PIXEL pixels[NUM_PIXELS];

volatile uint32_t* gpio_port = (volatile uint32_t*) (GPIO_BASE_ADDR + GPIO_OUTPUT_VAL);

void send_bytes (const uint8_t * bytes, uint32_t len) {
  uint32_t start = 0;
  uint32_t end;
  const uint8_t*  curr_ptr;
  for (curr_ptr = bytes; curr_ptr < bytes + len ; curr_ptr++){
    uint8_t curr = *curr_ptr;
    for (int i = 7; i >= 0; i--) {
      start = rdcyclelo();
      end = start + TIME_TOTAL/nsec_per_cycle - AMO_CYCLES - LOOP_CYCLES;             
      atomic_fetch_or(gpio_port, OR_MASK);
      uint32_t mid;                                               
      if (curr & (1 << i)) {                                         
        mid = TIME1_HIGH/nsec_per_cycle;
      } else {                                                    
        mid = TIME0_HIGH/nsec_per_cycle;
      }                                                           
      sleep_until (start + mid - AMO_CYCLES);                          
      atomic_fetch_and(gpio_port, AND_MASK);                      
      sleep_until(end);                             
    }                                                             
  }                                                         
}

static void send_reset() {
  atomic_fetch_and(gpio_port, AND_MASK);
  uint32_t now = rdcyclelo();             
  sleep_until (now + TIME_RESET / nsec_per_cycle); 
}

int main(void)
{
  // Set up the Data Pin
  GPIO_REG(GPIO_OUTPUT_EN) |= OR_MASK;
  PIXEL * pixel;
  for (pixel = pixels; pixel < (pixels + NUM_PIXELS); pixel++){
    pixel->g = 0x00;
    pixel->r = 0x30;
    pixel->b = 0x00;
  }

  // Transmit Pixels
  uint8_t * raw_grb = (uint8_t *) pixels;

  send_bytes(raw_grb, NUM_PIXELS * sizeof(PIXEL));
  send_reset();
 
return (0);
}

What is the best way to disable interrupts (if any are enabled)?

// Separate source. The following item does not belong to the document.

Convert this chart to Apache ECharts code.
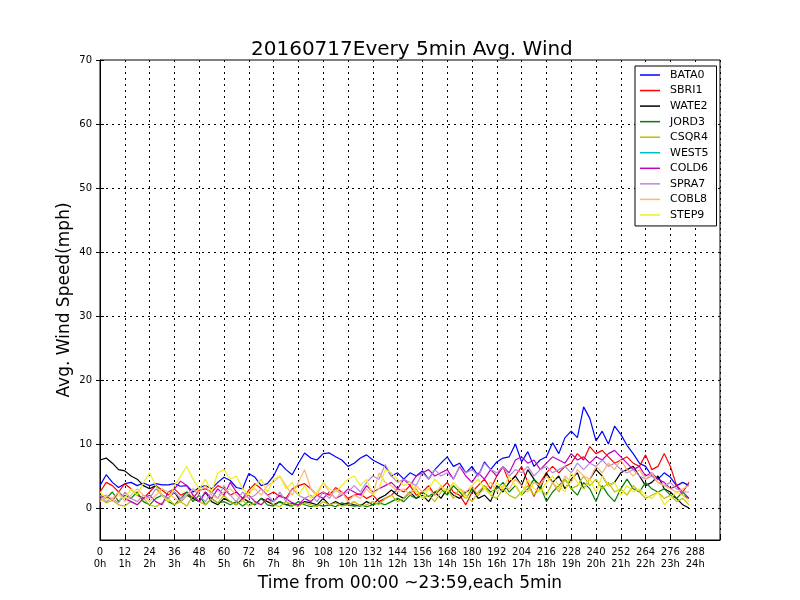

Is their a nice way to do this (e.g. a pre-defined macro in a header somwhere)

See encoding.h: https://github.com/sifive/freedom-e-sdk/blob/master/bsp/env/encoding.h

You can globally disable interrupts using the MIE bit in the MSTATUS register.

#include "encoding.h"
...

// Globally disable interrupts 
clear_csr(mstatus, MSTATUS_MIE);
...

// Re-enable interrupts:
set_csr(mstatus, MSTATUS_MIE);

Or you could use swap_csr if you want to save and restore the interrupt enable status.